The philosopher considers things not as what they are in particular, but what they are in general. A philosopher would being with the rock as being something that 'exists' and endeavor to find what it means to say that something 'exists'.
A theologian considers an object in how it relates to God.
Each science begins with a certain set of assumptions. Each works with a certain set of facts (for instance, I would argue that free will and original sin are so obvious that you would have to resort to philosophy to argue against them). Each draws conclusions. Each makes mistakes. Each is, to some degree, self correcting.
Now, what I think you would say is that I have a Creed while you have facts. In truth, I have a Creed that I believe. I know it is a Creed and that I believe it and that I have not proven it. You have a Creed and think that is a fact that you have proven. I may be dumb enough to believe the Nicene Creed, but at least I'm smart enough to know that it is a Creed.

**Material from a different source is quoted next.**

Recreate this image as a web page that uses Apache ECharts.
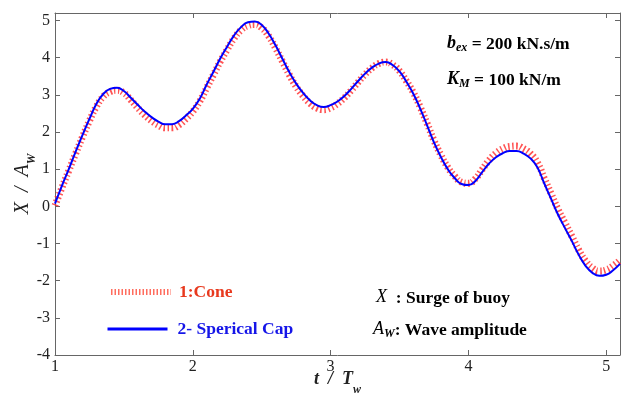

I'm sure you could go on and on. You seem quite good at that. Let me set this out: Christianity once held that things like the Noachian Flood and the Tower of Babel were historical events. Most of Christendom now believes that not to be true. I would argue that this indicates one and only one thing: when the facts have indicated that a change in a position was needed, the Church no less than the sciences has been willing to do so. Has Christendom been slower than it could have been? You could make that argument. However, if the question is whether it is in any substantive way a valid search for truth, the only question is whether it does make progress. The answer, by your examples, is clearly yes.
You state that belief in resurrections and virgin births is rediculous. Why, if I may ask, is that? I suppose that you will say that 'DEAD PEOPLE STAY DEAD!' and 'PEOPLE WHO HAVEN'T HAD SEX DON'T GET PREGNANT!' or something like that.
That certainly is general experience. You do realize that it was also general experience 2000 years ago. Whether true or not, the nature of the claim is that they are singular events. As such, it is foolish to argue that it is not what happens generally.
I don't know why you made the claim you did about the 'afterlife'. I assume you don't believe in such a thing. You may well be right: I will allow the possibility of anything whose impossibility I have not proven. I cannot speak for anyone but myself, but I will say this: I am not afraid of death (I am still deciding whether I prefer death to getting old). Death, so far as we know, does not hurt at all. Dying, as we do know, often hurts like the Dickens. I am afraid of dying, but not death. I do believe in the afterlife. Of course, you might say that deep in my psyche I have a fear of death that I am not consciously aware of that leads me to believe in the resurrection. If that is true, how do you know that your subconscious has not deluded you?
I do have one general thing to say. Chesterton (a favorite writer of mine) asserted this: There is one thing in Europe that has gone toe-to-toe with Paganism. It is Christianity. Everything else, even anti-Christianity, is of Christian origin. I mention the quote because of one obvious fact: It is the historically Christian countries that have made the great leaps forward in the sciences. I do not offer that statement in as descisive, but can you throw it away as irrelevant?